Teile der Gebäude seien vollkommen zerstört, sagte Okabe. Die Situation vor Ort sei sehr chaotisch. Die UN arbeite gemeinsam mit den algerischen Behörden daran, die Opfer aus den Trümmern zu bergen.
Der Weltsicherheitsrat verurteilte in einer Erklärung die Anschläge und drückte den Opfern und ihren Familien das tiefste Beileid aus. "Mit Worten kann mein Schock, meine Empörung und mein Ärger über den Terroranschlag auf die UN-Mission in Algier heute kaum ausgedrückt werden", sagte UN-Generalsekretär Ban Ki Moon.
In dem Viertel haben auch mehrere Botschaften und internationale Unternehmen ihren Sitz. Es war der erste Selbstmordanschlag auf eine UN-Einrichtung seit mehr als vier Jahren. Im August 2003 waren in Bagdad mehr als 20 Menschen getötet worden, als ein Selbstmordattentäter seinen Lastwagen in das dortige UN-Hauptquartier steuerte.
Kurz vor der Explosion in Hydra war in Algier im benachbarten Stadtteil Ben Akoun nahe dem Gebäude des Obersten Gerichtshofs und des Verfassungsrats eine Autobombe explodiert. Der Bus brannte aus. Die meisten Opfer waren nach Angaben des Innenministeriums Studenten, die in dem Bus zur Universität fahren wollten.
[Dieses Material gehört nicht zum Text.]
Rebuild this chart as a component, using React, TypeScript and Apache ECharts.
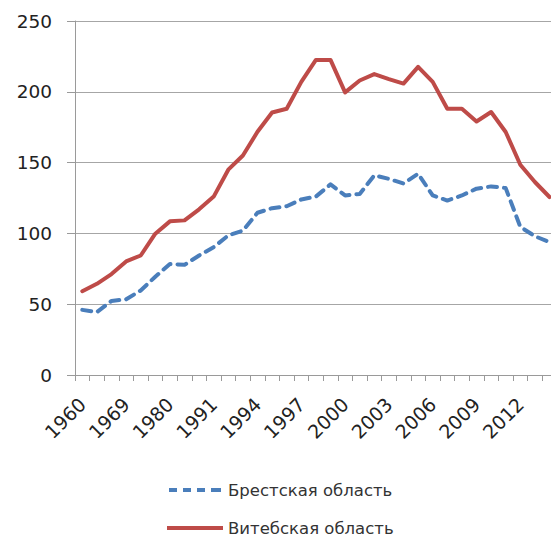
import React, { useEffect, useRef } from "react";
import * as echarts from "echarts";

const categories = [
  "1960", "1965", "1967", "1969", "1970", "1975", "1980", "1985", "1990",
  "1991", "1992", "1993", "1994", "1995", "1996", "1997", "1998", "1999",
  "2000", "2001", "2002", "2003", "2004", "2005", "2006", "2007", "2008",
  "2009", "2010", "2011", "2012", "2013", "2014",
];

const brest = [
  46, 44.4, 52.3, 53.4, 59.7, 69.4, 78.4, 77.8, 84.4, 90.3, 98.6, 102, 114.6,
  117.8, 119.2, 124, 126, 134.6, 126.8, 127.8, 141, 138.5, 135.2, 142.2, 126.8,
  123.2, 126.8, 131.6, 133.2, 132, 104.6, 98, 93.9,
];

const vitebsk = [
  59.2, 64.4, 71.3, 80.2, 84.4, 99.8, 108.5, 109.2, 117, 126, 145, 155, 171.8,
  185.4, 188, 207, 222.5, 222.5, 199.6, 208, 212.5, 209, 205.8, 217.6, 207,
  188, 188, 179, 185.7, 171.6, 148.5, 136.3, 125.7,
];

const seriesNames = ["Брестская область", "Витебская область"];

const FONT = "DejaVu Sans";

const dashedIcon =
  "path://M2,0h8v4h-8z M16,0h8v4h-8z M30,0h8v4h-8z M44,0h10v4h-10z";
const solidIcon = "path://M0,0h56v4h-56z";

export default function App() {
  const ref = useRef<HTMLDivElement>(null);
  useEffect(() => {
    if (!ref.current) return;
    const chart = echarts.init(ref.current, null, { renderer: "svg" });
    chart.setOption({
      animation: false,
      backgroundColor: "#ffffff",
      grid: { left: 75, top: 21, width: 481.8, height: 354, containLabel: false },
      legend: {
        orient: "vertical",
        left: 167,
        top: 480,
        padding: 0,
        itemWidth: 56,
        itemHeight: 4,
        itemGap: 18,
        textStyle: { fontFamily: FONT, fontSize: 16.5, color: "#333333", lineHeight: 20 },
        data: [
          { name: seriesNames[0], icon: dashedIcon },
          { name: seriesNames[1], icon: solidIcon },
        ],
      },
      xAxis: {
        type: "category",
        data: categories,
        boundaryGap: true,
        axisLine: { lineStyle: { color: "#9a9a9a", width: 1 } },
        axisTick: { show: true, interval: 0, length: 6, lineStyle: { color: "#9a9a9a" } },
        axisLabel: {
          interval: 2,
          rotate: 45,
          margin: 26,
          fontFamily: FONT,
          fontSize: 19,
          color: "#222222",
        },
        splitLine: { show: false },
      },
      yAxis: {
        type: "value",
        min: 0,
        max: 250,
        interval: 50,
        axisLine: { show: true, lineStyle: { color: "#9a9a9a", width: 1 } },
        axisTick: { show: true, length: 8, inside: false, lineStyle: { color: "#9a9a9a" } },
        axisLabel: {
          margin: 23,
          fontFamily: FONT,
          fontSize: 18.5,
          color: "#222222",
        },
        splitLine: { show: true, lineStyle: { color: "#a6a6a6", width: 1 } },
      },
      series: [
        {
          name: seriesNames[0],
          type: "line",
          data: brest,
          symbol: "none",
          showSymbol: false,
          smooth: false,
          color: "#4a7ebb",
          lineStyle: {
            color: "#4a7ebb",
            width: 4,
            type: [9, 7],
            cap: "round",
            join: "round",
          },
        },
        {
          name: seriesNames[1],
          type: "line",
          data: vitebsk,
          symbol: "none",
          showSymbol: false,
          smooth: false,
          color: "#be4b48",
          lineStyle: { color: "#be4b48", width: 4, cap: "round", join: "round" },
        },
      ],
    });
    return () => chart.dispose();
  }, []);
  return (
    <div
      style={{
        position: "fixed",
        left: 0,
        top: 0,
        width: 551,
        height: 538,
        overflow: "hidden",
        background: "#fff",
      }}
    >
      <div ref={ref} style={{ width: 572, height: 538 }} />
    </div>
  );
}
In der Umgebung der Anschlagsorte brach Panik aus. In Ben Aknoun befinden sich zahlreiche Schulen und Universitäten. Die Wucht der Explosion war in einem Umkreis von mehreren Kilometern zu spüren. Zahlreiche Schulen wurden evakuiert. Auf den Straßen suchten verzweifelte Eltern nach ihren Kindern. Die Mobilfunknetze brachen zusammen. Das algerische Innenministerium bestätigte zunächst nur 22 Tote.
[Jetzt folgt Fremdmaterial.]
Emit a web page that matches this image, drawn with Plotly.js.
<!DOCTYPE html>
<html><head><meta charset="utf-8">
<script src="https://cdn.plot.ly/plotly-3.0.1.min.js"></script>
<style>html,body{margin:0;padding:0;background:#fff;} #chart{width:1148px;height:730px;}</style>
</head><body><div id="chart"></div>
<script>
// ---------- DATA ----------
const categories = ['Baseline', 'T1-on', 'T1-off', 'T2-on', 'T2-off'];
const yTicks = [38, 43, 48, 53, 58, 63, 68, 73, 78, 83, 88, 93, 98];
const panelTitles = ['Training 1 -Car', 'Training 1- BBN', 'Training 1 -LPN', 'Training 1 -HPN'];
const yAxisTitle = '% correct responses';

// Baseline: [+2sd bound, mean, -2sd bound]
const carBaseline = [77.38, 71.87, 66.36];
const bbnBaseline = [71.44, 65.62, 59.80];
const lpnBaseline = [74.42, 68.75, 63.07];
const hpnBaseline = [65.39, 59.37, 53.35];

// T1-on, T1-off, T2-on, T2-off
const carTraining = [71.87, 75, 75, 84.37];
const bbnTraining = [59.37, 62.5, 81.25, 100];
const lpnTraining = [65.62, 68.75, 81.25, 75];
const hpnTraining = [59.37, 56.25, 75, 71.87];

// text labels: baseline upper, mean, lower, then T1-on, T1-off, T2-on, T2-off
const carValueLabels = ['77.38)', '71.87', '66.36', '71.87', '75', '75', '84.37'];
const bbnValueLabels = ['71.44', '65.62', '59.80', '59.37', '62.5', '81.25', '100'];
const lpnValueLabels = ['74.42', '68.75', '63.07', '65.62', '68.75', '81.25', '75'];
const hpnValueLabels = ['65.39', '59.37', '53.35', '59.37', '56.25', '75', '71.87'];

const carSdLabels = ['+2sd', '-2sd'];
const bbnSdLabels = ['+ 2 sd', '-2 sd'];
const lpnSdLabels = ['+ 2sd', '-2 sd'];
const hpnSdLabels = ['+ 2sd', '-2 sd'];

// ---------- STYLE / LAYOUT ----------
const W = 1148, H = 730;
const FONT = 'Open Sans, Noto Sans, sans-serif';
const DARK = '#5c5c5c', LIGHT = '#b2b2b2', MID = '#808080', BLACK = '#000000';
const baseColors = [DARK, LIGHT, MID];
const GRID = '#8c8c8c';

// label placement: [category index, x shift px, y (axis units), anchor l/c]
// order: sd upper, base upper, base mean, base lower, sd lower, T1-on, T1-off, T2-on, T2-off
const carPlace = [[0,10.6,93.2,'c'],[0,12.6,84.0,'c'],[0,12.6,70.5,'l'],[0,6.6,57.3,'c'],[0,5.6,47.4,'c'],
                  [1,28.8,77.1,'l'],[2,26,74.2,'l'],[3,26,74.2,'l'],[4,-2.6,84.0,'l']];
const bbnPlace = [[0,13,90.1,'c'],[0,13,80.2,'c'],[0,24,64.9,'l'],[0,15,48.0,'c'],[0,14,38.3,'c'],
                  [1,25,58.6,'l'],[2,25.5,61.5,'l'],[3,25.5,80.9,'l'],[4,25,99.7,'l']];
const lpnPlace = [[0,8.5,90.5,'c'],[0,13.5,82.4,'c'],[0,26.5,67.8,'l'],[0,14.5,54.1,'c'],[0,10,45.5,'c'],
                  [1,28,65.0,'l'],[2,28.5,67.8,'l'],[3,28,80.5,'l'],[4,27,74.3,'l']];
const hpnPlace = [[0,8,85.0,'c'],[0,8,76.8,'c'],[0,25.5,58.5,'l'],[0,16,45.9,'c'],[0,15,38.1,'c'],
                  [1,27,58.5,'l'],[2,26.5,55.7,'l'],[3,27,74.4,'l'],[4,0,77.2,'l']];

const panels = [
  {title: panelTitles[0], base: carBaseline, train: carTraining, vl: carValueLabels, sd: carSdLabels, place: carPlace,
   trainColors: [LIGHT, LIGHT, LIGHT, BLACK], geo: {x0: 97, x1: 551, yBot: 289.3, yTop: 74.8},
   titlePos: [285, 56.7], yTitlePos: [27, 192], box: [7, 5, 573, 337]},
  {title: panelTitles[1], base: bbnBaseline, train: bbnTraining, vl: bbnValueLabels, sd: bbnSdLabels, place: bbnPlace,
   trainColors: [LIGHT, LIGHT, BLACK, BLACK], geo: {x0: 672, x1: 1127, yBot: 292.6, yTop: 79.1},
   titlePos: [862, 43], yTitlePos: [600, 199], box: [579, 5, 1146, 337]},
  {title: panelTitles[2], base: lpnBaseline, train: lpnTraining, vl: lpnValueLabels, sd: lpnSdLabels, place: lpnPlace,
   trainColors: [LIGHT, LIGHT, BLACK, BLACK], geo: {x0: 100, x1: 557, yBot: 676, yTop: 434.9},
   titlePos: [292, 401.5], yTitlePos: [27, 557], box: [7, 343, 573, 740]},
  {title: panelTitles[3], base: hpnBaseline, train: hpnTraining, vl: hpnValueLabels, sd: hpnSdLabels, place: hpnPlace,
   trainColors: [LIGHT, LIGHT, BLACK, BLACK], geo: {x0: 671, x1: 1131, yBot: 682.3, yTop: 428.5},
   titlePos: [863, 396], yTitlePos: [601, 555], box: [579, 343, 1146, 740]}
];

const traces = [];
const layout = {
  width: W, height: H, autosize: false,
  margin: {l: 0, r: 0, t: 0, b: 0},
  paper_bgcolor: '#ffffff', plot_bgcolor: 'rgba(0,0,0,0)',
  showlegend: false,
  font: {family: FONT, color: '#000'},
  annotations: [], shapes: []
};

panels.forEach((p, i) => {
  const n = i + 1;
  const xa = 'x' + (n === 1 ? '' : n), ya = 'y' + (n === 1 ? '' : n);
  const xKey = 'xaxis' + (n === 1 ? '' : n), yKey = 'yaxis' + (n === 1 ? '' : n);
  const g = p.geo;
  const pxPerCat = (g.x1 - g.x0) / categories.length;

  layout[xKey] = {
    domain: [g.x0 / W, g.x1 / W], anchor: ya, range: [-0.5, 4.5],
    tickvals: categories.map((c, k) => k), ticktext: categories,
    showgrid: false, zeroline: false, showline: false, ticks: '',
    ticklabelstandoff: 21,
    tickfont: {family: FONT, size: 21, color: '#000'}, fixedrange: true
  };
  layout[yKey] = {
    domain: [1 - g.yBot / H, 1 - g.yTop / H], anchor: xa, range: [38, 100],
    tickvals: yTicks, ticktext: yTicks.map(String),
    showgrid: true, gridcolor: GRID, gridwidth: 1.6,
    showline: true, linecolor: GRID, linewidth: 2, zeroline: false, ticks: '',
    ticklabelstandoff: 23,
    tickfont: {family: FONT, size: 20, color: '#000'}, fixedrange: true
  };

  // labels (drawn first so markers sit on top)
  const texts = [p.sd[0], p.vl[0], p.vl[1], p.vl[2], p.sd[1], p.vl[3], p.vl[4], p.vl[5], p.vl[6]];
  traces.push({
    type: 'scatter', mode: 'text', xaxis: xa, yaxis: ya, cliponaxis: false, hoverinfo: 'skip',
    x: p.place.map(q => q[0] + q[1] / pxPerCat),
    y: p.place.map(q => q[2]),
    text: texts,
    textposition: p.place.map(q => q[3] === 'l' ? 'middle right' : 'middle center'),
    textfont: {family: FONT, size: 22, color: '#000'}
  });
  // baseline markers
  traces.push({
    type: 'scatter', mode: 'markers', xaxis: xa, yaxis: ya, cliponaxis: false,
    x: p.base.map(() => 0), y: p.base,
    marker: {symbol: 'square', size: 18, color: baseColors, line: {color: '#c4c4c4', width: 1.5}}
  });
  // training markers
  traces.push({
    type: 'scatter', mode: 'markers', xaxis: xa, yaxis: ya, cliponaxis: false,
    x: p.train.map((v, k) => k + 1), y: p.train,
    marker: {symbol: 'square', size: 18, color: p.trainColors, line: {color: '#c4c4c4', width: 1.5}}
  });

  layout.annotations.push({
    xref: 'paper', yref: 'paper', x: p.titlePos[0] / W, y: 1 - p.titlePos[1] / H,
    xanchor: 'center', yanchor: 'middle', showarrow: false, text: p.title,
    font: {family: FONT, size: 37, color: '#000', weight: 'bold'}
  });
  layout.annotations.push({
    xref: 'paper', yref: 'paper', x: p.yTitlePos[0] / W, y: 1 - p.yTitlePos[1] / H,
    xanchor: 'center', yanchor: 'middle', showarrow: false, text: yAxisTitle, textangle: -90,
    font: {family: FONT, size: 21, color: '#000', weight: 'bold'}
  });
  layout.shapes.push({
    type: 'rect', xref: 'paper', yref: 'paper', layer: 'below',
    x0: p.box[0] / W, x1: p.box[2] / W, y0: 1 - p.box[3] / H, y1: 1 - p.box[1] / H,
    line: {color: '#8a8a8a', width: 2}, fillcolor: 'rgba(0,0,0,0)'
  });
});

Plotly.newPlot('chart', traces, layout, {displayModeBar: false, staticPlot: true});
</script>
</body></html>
Bundesaußenminister Frank-Walter Steinmeier bezeichnete die Anschläge als "grausame und feige Taten", die sich gegen die Bemühungen Algeriens um innere Aussöhnung und Befriedung richteten. US-Präsident George W. Bush sprach von "sinnloser Gewalt". Der Angriff auf das Büro der Vereinten Nationen sei "durch Feinde der Menschheit" verübt worden, die es auf Unschuldige abgesehen hätten, sagte Bushs Sprecherin. Der französische Präsident Nicolas Sarkozy, der Algerien kürzlich besucht hatte, sprach von "barbarischen Taten".
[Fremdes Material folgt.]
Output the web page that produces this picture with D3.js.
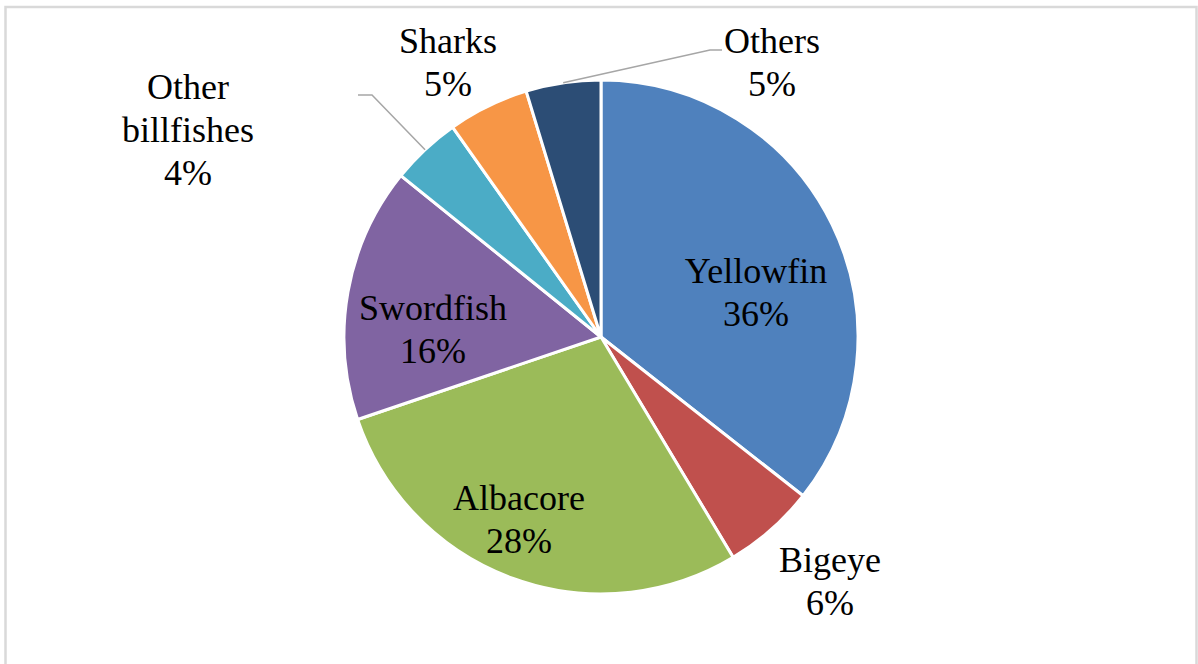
<!DOCTYPE html>
<html>
<head>
<meta charset="utf-8">
<script src="https://cdn.jsdelivr.net/npm/d3@7"></script>
<style>
  body { margin: 0; background: #fff; }
  #chart text { font-family: "Liberation Serif", "Times New Roman", serif; }
</style>
</head>
<body>
<div id="chart"></div>
<script>
// data (share of catch, %)
const species = ["Yellowfin", "Bigeye", "Albacore", "Swordfish", "Other billfishes", "Sharks", "Others"]
const shares = [35.6, 5.8, 28.4, 16.0, 4.4, 5.1, 4.7]
const shareLabels = ["36%", "6%", "28%", "16%", "4%", "5%", "5%"]
const colors = ["#4F81BD", "#C0504D", "#9BBB59", "#8064A2", "#4BACC6", "#F79646", "#2C4D75"]

const width = 1198
const height = 664
const cx = 601, cy = 337
const radius = 257

// label placement, relative to the pie centre (visual centre of each text block)
const labelLayout = {
  "Yellowfin":        { at: [155, -45], lines: ["Yellowfin"] },
  "Bigeye":           { at: [229, 244], lines: ["Bigeye"] },
  "Albacore":         { at: [-82, 182], lines: ["Albacore"] },
  "Swordfish":        { at: [-168, -8], lines: ["Swordfish"] },
  "Other billfishes": { at: [-413, -207], lines: ["Other", "billfishes"], leader: [[-229, -242], [-243, -242]] },
  "Sharks":           { at: [-153, -275], lines: ["Sharks"] },
  "Others":           { at: [171, -275], lines: ["Others"], leader: [[109, -287], [121, -287]] }
}

const data = species.map((s, i) => ({ name: s, value: shares[i], label: shareLabels[i], color: colors[i] }))

const svg = d3.select("#chart").append("svg")
    .attr("width", width)
    .attr("height", height)

// chart frame
svg.append("rect")
    .attr("x", 5.5)
    .attr("y", 7)
    .attr("width", 1191)
    .attr("height", 700)
    .style("fill", "none")
    .style("stroke", "#d9d9d9")
    .style("stroke-width", 2.5)

const g = svg.append("g")
    .attr("transform", "translate(" + cx + "," + cy + ")")

const pie = d3.pie()
    .value(d => d.value)
    .sort(null)

const arc = d3.arc()
    .innerRadius(0)
    .outerRadius(radius)

const arcs = pie(data)

g.selectAll(".slice")
  .data(arcs)
  .enter()
  .append("path")
  .attr("class", "slice")
  .attr("d", arc)
  .style("fill", d => d.data.color)
  .style("stroke", "#fff")
  .style("stroke-width", 3)

// leader lines for the small outside labels
const edge = d3.arc().innerRadius(radius).outerRadius(radius)
g.selectAll(".leader")
  .data(arcs.filter(d => labelLayout[d.data.name].leader))
  .enter()
  .append("polyline")
  .attr("class", "leader")
  .attr("points", d => [edge.centroid(d)].concat(labelLayout[d.data.name].leader).map(p => p.join(",")).join(" "))
  .style("fill", "none")
  .style("stroke", "#a6a6a6")
  .style("stroke-width", 1.5)

// data labels: category name + percentage
const lineH = 43
const labels = g.selectAll(".label")
  .data(arcs)
  .enter()
  .append("text")
  .attr("class", "label")
  .attr("text-anchor", "middle")
  .style("font-size", "36px")
  .style("fill", "#000")

labels.each(function(d) {
  const lay = labelLayout[d.data.name]
  const lines = lay.lines.concat([d.data.label])
  const top = lay.at[1] + 12 - (lines.length - 1) * lineH / 2
  d3.select(this).selectAll("tspan")
    .data(lines)
    .enter()
    .append("tspan")
    .attr("x", lay.at[0])
    .attr("y", (t, i) => top + i * lineH)
    .text(t => t)
})
</script>
</body>
</html>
Im algerischen Bürgerkrieg in den 90er Jahren waren etwa 150.000 Menschen ums Leben gekommen. Nach Ende des Kriegs verübten islamistische Gruppen mehrfach tödliche Anschläge. Im September entging Präsident Abdelaziz Bouteflika nur knapp einem Anschlag, bei dem 22 Menschen getötet wurden.